In evaluating $\int_{-\pi/2}^{\pi/2} \sin x \;dt$, why can we treat $x$ as a constant and simply take $\sin x$ out of the integral? Why do we consider two independent variables to be constant with respect to each other?
I was evaluating $\int_{-\pi/2}^{\pi/2} \sin x \;dt$. In the solution to the problem, they simply take $\sin x$ out of integral, treating it like a constant to $t$, and write the integral as $\pi \sin x$.
According to me, if $t$ runs from $-\pi/2$ to $\pi/2$, how can we be sure that $x$ is a constant in that interval? It can be a variable in that interval.
Where am I wrong?
 A: Please note that when we have two independent variables, the variation of each of them does not affect the other one.
For example, suppose that $x$ and $t$ are two independent variables and can vary in their domains $D_x = \{ x_1, \cdots , x_m \}$ and $D_t =\{ t_1, \cdots , t_n \}$, respectively.

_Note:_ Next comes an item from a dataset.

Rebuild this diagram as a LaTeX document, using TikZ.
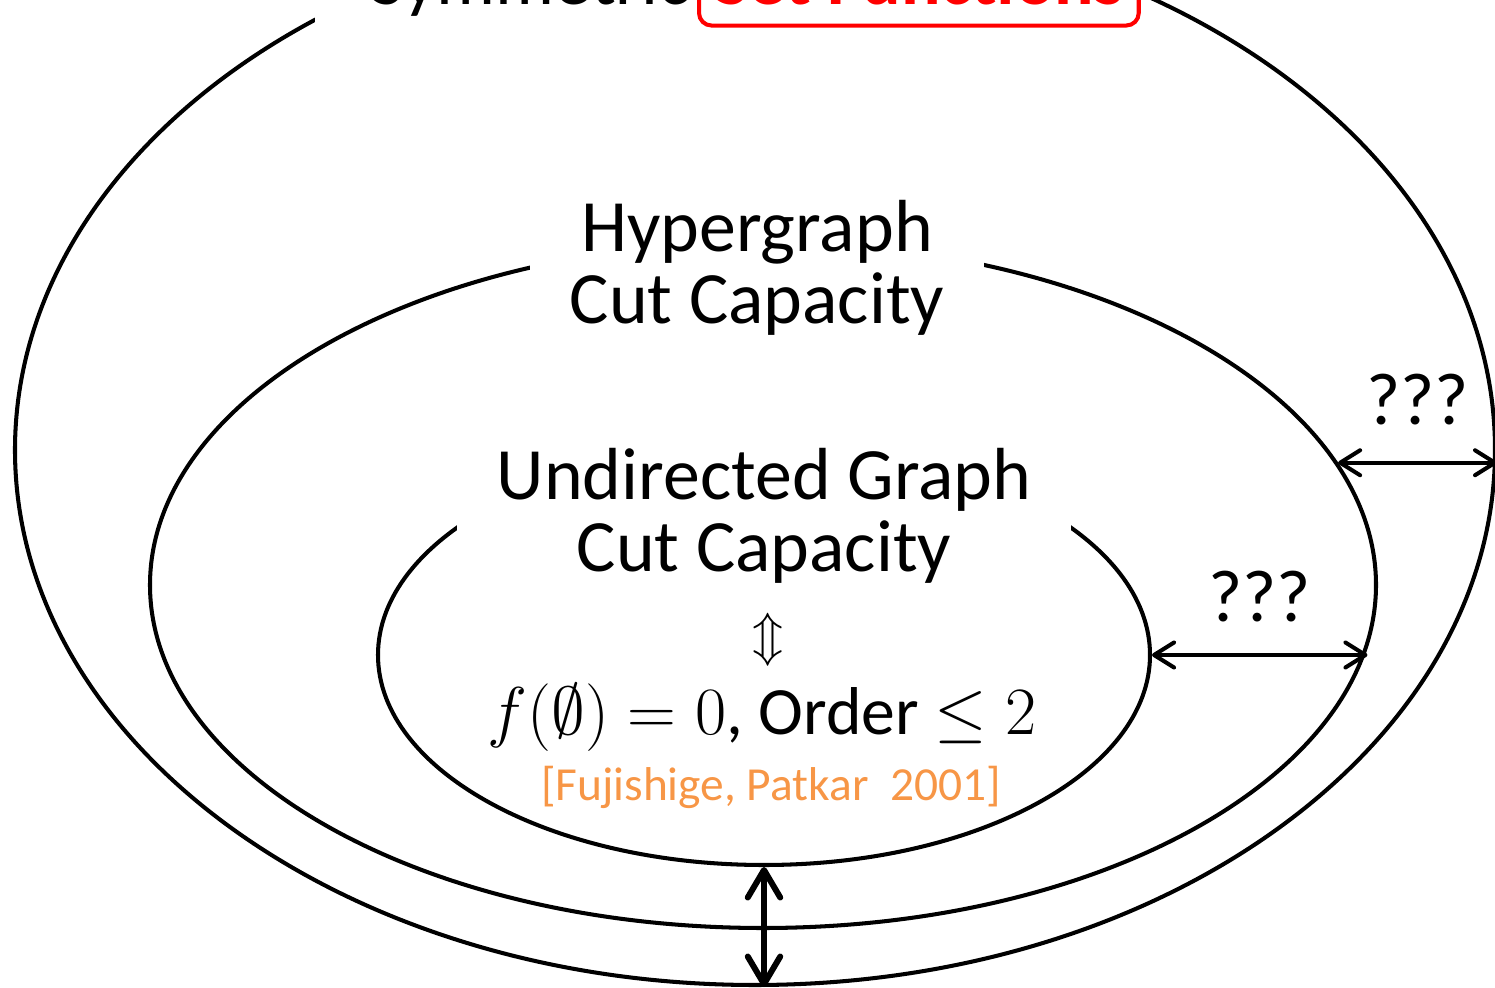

Now, consider the following sum:$$\sum_{i=1}^n A(x)B(t)=A(x)B(t_1) + \cdots + A(x)B(t_n)$$$$=A(x)\left ( B(t_1) + \cdots + B(t_n) \right )=A(x)\sum_{i=1}^nB(t_i),$$where $A(x)$ and $B(t)$ are some functions of $x$ and $t$, respectively. In the above calculation, we treat $A(x)$ as a constant. In fact, although $x$ can vary in its domain $D_x$, in the computation of the sum $x$ can take any fixed value from its domain $D_x$ (though we may not know which of them), so $A(x)$ can be considered as a constant in the above calculation.
A similar argument can be applied for your example. In fact, we have$$\int_{-\frac{\pi }{2}}^{\frac{\pi }{2}} \sin x dt = \sin x \int_{-\frac{\pi }{2}}^{\frac{\pi }{2}} dt = \pi \sin x .$$